When art historian Suellen Cheng moved from Taiwan to Los Angeles 23 years ago, she felt lost whenever she went to Chinatown.
Merchants and residents–like most Chinese Americans at the time–had roots in Cantonese-speaking southern China. Many also had roots in America, some dating to the railroad workers who arrived here in the 19th century.
“Everyone spoke Cantonese,” recalls Cheng. “I was the only one speaking Mandarin and Taiwanese.”
By the 1980s, however, she no longer felt like an outsider among her own people. Hundreds of thousands of ethnic Chinese from throughout Asia had settled in Southern California, transforming one of the nation’s more homogeneous and established Asian American settlements into a complex and diverse community of immigrants.
Now, when Cheng visits Chinatown, she feels completely at home: “My, you’ve been here a long time, they tell me.”
Cheng’s experiences parallel far-reaching demographic changes also seen in a new Times poll, the first comprehensive survey of Southern California’s Chinese community.
The survey of 773 ethnic Chinese in six counties paints a picture of a predominantly immigrant community made up mostly of well-educated, white-collar workers and their families who have come to America since the 1970s to join relatives or to seek an education for themselves or their children. The biggest group–38%–arrived in the 1980s, after the United States established diplomatic relations with China in 1979.
Until restrictive immigration laws were reformed in 1965, a majority of Chinese Americans were American born. Today, only 13% of Chinese in Southern California are, according to last month’s poll, which was conducted in English, Cantonese and Mandarin. The remainder say they hail from China, Taiwan, Hong Kong, Vietnam and other parts of Asia.
The Chinese community in America has grown from about 237,000 in 1960 to more than 1.8 million.

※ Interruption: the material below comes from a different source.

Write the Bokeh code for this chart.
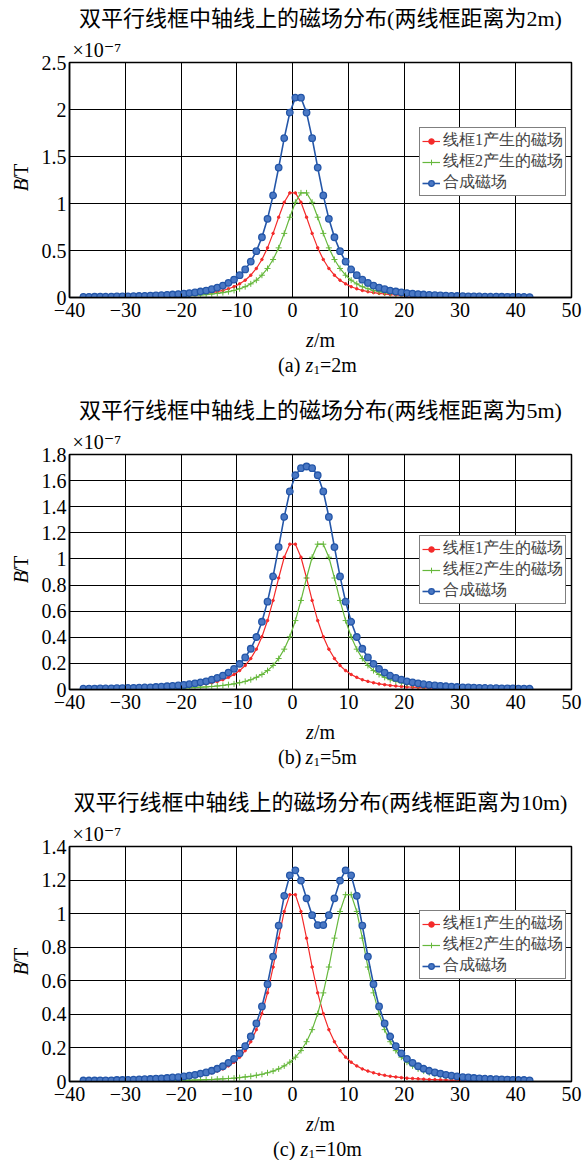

By 1994, California was home to an estimated 870,000 Chinese, with almost 400,000 in Southern California, according to projections by demographer Jerry Wong of the U.S. Census Bureau. They are the largest Asian group in Los Angeles County and the nation. Statewide, Filipinos outnumber Chinese.

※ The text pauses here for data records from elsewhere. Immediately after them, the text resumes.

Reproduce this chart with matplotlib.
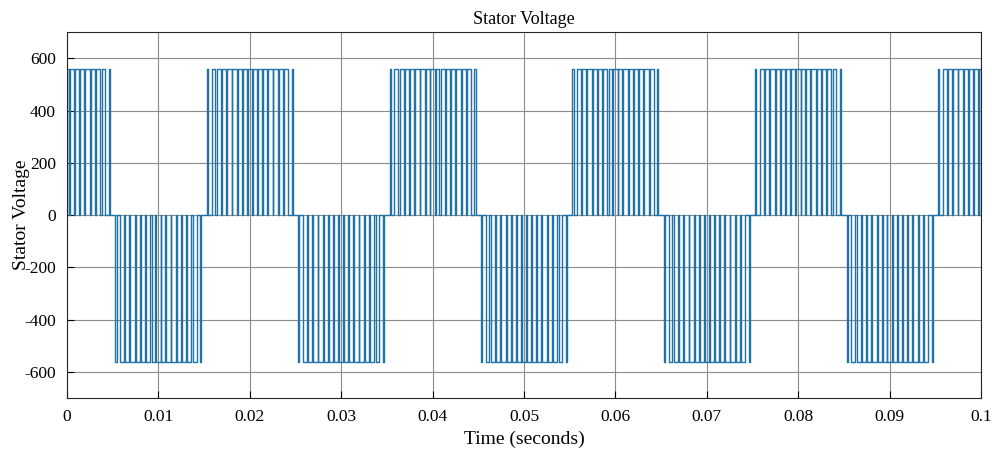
import numpy as np
import matplotlib
matplotlib.use("Agg")
import matplotlib.pyplot as plt

plt.rcParams['font.family'] = ['Liberation Serif', 'DejaVu Serif']
plt.rcParams['axes.unicode_minus'] = False

# half-cycle centres (s) and polarity of the fundamental
half_centers = [0.0, 0.01, 0.02, 0.03, 0.04, 0.05, 0.06, 0.07, 0.08, 0.09, 0.10]
half_signs = [1, -1, 1, -1, 1, -1, 1, -1, 1, -1, 1]

# pulse on/off edges inside one half cycle, ms from its centre
pulse_on = [-4.70, -4.18, -3.62, -3.06, -2.49, -1.91, -1.33, -0.75, -0.25,
            0.33, 0.87, 1.43, 2.00, 2.58, 3.17, 3.78, 4.58]
pulse_off = [-4.58, -3.78, -3.17, -2.58, -2.00, -1.43, -0.87, -0.33, 0.25,
             0.75, 1.33, 1.91, 2.49, 3.06, 3.62, 4.18, 4.70]

vdc = 560
t_end = 0.1

# build the switched waveform from the edges
t = [0.0]
v = [0.0]
for c, s in zip(half_centers, half_signs):
    for a, b in zip(pulse_on, pulse_off):
        t0 = c + a / 1000
        t1 = c + b / 1000
        if t1 <= 0 or t0 >= t_end:
            continue
        t0 = max(t0, 0.0)
        t1 = min(t1, t_end)
        t += [t0, t0, t1, t1]
        v += [0, s * vdc, s * vdc, 0]
t.append(t_end)
v.append(0)

fig = plt.figure(figsize=(9.92, 4.53), dpi=100)
ax = fig.add_axes([0.0675, 0.121, 0.9215, 0.808])
ax.plot(t, v, color='#1f73a6', linewidth=1.0)

ax.set_xlim(0, 0.1)
ax.set_ylim(-700, 700)
ax.set_xticks(np.arange(0, 0.101, 0.01))
ax.set_xticklabels(['0', '0.01', '0.02', '0.03', '0.04', '0.05', '0.06', '0.07', '0.08', '0.09', '0.1'])
ax.set_yticks([-600, -400, -200, 0, 200, 400, 600])
ax.grid(True, color='#8c8c8c', linewidth=0.8)
ax.set_axisbelow(True)
ax.tick_params(direction='in', labelsize=12.5, length=5, pad=8)
for sp in ax.spines.values():
    sp.set_color('#262626')

ax.set_title('Stator Voltage', fontsize=13, pad=6)
ax.set_xlabel('Time (seconds)', fontsize=14, labelpad=4)
ax.set_ylabel('Stator Voltage', fontsize=14, labelpad=-4)

fig.savefig('out.png', dpi=100)
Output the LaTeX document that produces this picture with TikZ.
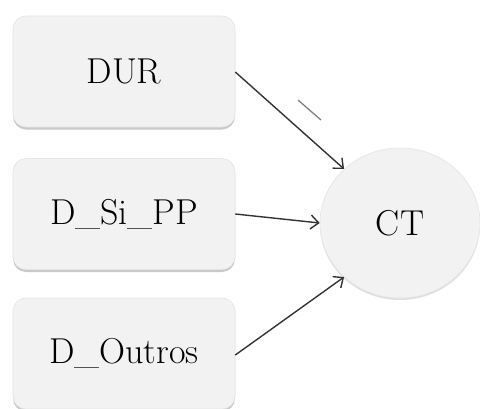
\documentclass[tikz,border=0pt]{standalone}
\usetikzlibrary{shadows,shapes.geometric,arrows.meta}
\definecolor{boxfill}{HTML}{F2F2F2}
\definecolor{boxedge}{HTML}{E4E4E4}
\definecolor{linecol}{HTML}{333333}
\tikzset{
  varbox/.style={draw=boxedge, line width=0.6pt, fill=boxfill, rounded corners=13pt,
    minimum width=222pt, minimum height=111pt, inner sep=0pt,
    drop shadow={shadow xshift=0pt, shadow yshift=-2.5pt, opacity=0.3, fill=black!70},
    font=\fontsize{36}{42}\selectfont},
  target/.style={ellipse, draw=boxedge, line width=0.6pt, fill=boxfill,
    minimum width=160pt, minimum height=150pt, inner sep=0pt,
    drop shadow={shadow xshift=0pt, shadow yshift=-2pt, opacity=0.2, fill=black!60},
    font=\fontsize{36}{42}\selectfont},
  link/.style={draw=linecol, line width=1.4pt,
    -{Straight Barb[length=8pt, width=14pt]}},
}
\begin{document}
\begin{tikzpicture}[x=1pt, y=-1pt]
  \useasboundingbox (0,0) rectangle (480,408);
  \begin{scope}
    \clip (0,0) rectangle (480,408);
    \node[varbox] (dur) at (124,71.5) {DUR};
    \node[varbox] (dsi) at (124,214) {D\_Si\_PP};
    \node[varbox] (dout) at (124,353.5) {D\_Outros};
    \node[target] (ct) at (400,223) {CT};
  \end{scope}
  \draw[link] (dur.east |- 0,72) -- (ct.136);
  \draw[link] (dsi.east) -- (ct.180);
  \draw[link] (dout.east |- 0,355) -- (ct.224);
  % short stroke beside the upper connector
  \coordinate (m1) at (298,100);
  \coordinate (m2) at (321,120);
  \draw[gray, line width=1.3pt] (m1) -- (m2);
\end{tikzpicture}
\end{document}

Even though 87% of respondents said they were immigrants, their citizenship rate was relatively high–72%. Three-quarters of noncitizens said they plan to naturalize as soon as they qualify.

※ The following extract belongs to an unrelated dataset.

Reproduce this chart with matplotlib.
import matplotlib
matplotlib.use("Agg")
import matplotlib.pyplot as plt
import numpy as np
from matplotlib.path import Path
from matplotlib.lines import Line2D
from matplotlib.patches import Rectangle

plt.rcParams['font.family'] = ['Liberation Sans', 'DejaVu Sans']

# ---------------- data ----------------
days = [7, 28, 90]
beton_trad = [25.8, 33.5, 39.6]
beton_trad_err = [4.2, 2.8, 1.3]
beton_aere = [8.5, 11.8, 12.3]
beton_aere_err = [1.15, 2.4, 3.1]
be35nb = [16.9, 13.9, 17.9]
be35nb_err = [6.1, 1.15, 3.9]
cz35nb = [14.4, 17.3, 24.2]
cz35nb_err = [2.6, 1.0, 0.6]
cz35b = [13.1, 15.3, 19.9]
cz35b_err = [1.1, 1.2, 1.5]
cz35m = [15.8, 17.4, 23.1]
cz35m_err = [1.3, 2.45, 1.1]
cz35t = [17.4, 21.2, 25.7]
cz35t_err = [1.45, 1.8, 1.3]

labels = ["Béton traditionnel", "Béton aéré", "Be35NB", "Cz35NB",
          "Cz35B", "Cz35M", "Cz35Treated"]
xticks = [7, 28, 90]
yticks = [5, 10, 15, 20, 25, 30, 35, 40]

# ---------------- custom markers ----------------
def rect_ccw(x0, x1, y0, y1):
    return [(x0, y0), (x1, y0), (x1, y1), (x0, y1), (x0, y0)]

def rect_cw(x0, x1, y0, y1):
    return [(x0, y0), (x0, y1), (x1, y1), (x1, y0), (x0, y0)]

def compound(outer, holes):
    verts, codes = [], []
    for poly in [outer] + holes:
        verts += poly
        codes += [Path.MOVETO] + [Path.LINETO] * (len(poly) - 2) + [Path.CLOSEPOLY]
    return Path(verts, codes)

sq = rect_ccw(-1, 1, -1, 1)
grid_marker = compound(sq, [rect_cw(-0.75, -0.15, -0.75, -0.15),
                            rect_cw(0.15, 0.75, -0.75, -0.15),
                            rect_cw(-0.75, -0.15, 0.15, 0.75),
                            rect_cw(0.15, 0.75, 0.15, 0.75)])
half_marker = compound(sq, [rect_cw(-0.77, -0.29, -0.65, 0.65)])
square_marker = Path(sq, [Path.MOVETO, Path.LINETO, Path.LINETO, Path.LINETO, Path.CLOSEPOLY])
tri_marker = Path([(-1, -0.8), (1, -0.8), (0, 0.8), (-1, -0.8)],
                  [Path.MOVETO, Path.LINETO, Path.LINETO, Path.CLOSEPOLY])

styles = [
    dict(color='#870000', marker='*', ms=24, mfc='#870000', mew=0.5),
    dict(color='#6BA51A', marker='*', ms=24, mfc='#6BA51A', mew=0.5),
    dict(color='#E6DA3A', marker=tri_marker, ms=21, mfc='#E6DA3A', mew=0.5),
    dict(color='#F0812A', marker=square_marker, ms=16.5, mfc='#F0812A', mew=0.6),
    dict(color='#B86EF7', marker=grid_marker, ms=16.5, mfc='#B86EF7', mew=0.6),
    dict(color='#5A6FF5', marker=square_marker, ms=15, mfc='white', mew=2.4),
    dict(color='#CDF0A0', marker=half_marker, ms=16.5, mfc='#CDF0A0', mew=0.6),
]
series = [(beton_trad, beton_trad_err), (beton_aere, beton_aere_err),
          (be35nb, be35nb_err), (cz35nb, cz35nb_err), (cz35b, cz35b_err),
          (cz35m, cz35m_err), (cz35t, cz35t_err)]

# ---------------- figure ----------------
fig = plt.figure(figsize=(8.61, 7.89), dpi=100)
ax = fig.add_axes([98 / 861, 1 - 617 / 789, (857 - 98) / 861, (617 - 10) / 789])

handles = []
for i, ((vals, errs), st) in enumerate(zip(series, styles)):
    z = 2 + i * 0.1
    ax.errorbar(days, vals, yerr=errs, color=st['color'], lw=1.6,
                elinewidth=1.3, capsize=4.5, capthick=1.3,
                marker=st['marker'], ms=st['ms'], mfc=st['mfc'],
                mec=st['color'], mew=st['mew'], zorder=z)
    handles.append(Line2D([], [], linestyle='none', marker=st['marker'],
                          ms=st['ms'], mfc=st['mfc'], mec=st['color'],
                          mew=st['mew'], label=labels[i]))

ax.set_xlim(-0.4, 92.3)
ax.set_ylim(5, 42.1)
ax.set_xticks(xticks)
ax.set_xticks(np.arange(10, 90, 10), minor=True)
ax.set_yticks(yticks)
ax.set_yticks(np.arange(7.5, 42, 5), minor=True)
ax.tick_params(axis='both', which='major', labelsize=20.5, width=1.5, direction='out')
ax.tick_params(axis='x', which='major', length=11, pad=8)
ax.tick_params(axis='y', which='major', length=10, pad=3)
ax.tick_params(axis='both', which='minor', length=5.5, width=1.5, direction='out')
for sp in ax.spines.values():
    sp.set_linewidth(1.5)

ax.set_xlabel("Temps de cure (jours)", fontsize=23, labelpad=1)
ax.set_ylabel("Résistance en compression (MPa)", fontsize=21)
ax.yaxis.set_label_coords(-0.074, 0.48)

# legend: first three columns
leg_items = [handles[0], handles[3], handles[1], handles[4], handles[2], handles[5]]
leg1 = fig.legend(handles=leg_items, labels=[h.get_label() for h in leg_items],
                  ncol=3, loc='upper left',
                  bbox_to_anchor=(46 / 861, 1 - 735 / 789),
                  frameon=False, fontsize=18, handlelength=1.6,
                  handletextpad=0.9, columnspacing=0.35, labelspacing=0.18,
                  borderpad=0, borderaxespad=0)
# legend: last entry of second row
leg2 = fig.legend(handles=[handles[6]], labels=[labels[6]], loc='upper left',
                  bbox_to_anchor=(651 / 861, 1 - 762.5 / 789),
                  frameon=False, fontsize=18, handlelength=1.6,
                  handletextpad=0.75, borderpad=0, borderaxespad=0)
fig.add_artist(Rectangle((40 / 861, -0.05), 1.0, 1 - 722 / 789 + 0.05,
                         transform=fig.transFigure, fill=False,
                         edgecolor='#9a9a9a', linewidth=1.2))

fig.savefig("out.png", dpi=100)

The finding is consistent with a 1996 UCLA study of immigrants, which found that among Asians who remain in the United States for 20 years or more, 81% become citizens.
Some see this as a reaction to anti-immigrant sentiment. “We have created a culture that immigrants are expected to become citizens,” said attorney Michael Eng, a specialist on immigration who has worked in citizenship and voter registration projects in Los Angeles. “There is a real stigma against noncitizens today.”
Demographer Larry Hajime Shinagawa, one of the nation’s top specialists on Asian American demographics, believes the surge of such anti-immigrant feelings in the 1990s, combined with community education, have spurred a record number of Chinese and other Asians to seek citizenship.
Exclusionary immigration policies have haunted the Chinese community through much of its 150-year history in America.
“The major issue facing the Chinese American community remains immigration–all aspects of it,” said Henry Der, deputy state superintendent of schools.
Chinese Americans’ relatively high citizenship rate coincides with high voter registration numbers, according to the poll, which was supervised by Times Poll Director Susan Pinkus and has a margin of sampling error of plus or minus 4 percentage points. Nearly 7 in 10 respondents say they are registered voters, compared to 62% of Americans nationwide.
Political party preference is almost evenly divided among Democrats, Republicans and independents.
“What that means is Chinese Americans, despite their political party diversity, place special emphasis on both issues and candidates above party preference,” said UCLA political scientist Don T. Nakanishi, an authority on Asian American voting patterns.
Chinese Americans often talk of political empowerment. But a majority said they are not active in politics, according to the survey, even though more than 8 in 10 think they should be.
Eighty-four percent of those surveyed said they have never given money to political parties, and 60% said they are not likely to.
More than half–52%–have not closely followed the Democratic fund-raising controversy involving Asian money.
Forty-eight percent said members of the Republican-led congressional committees probing the allegations are playing partisan politics.
The findings indicate a “very high interest” in the fund-raising scandal, said Shinagawa, a sociologist at Sonoma State University.
The fact that 45% of respondents are following the issue closely is “extraordinary,” he said, “considering that a lot of Chinese Americans, like many other Asians, have tuned out because the coverage has been so one-sided.” More than a third of those polled said they were offended by investigators who tracked donors with Asian surnames, with nearly 40% considering this a form of discrimination.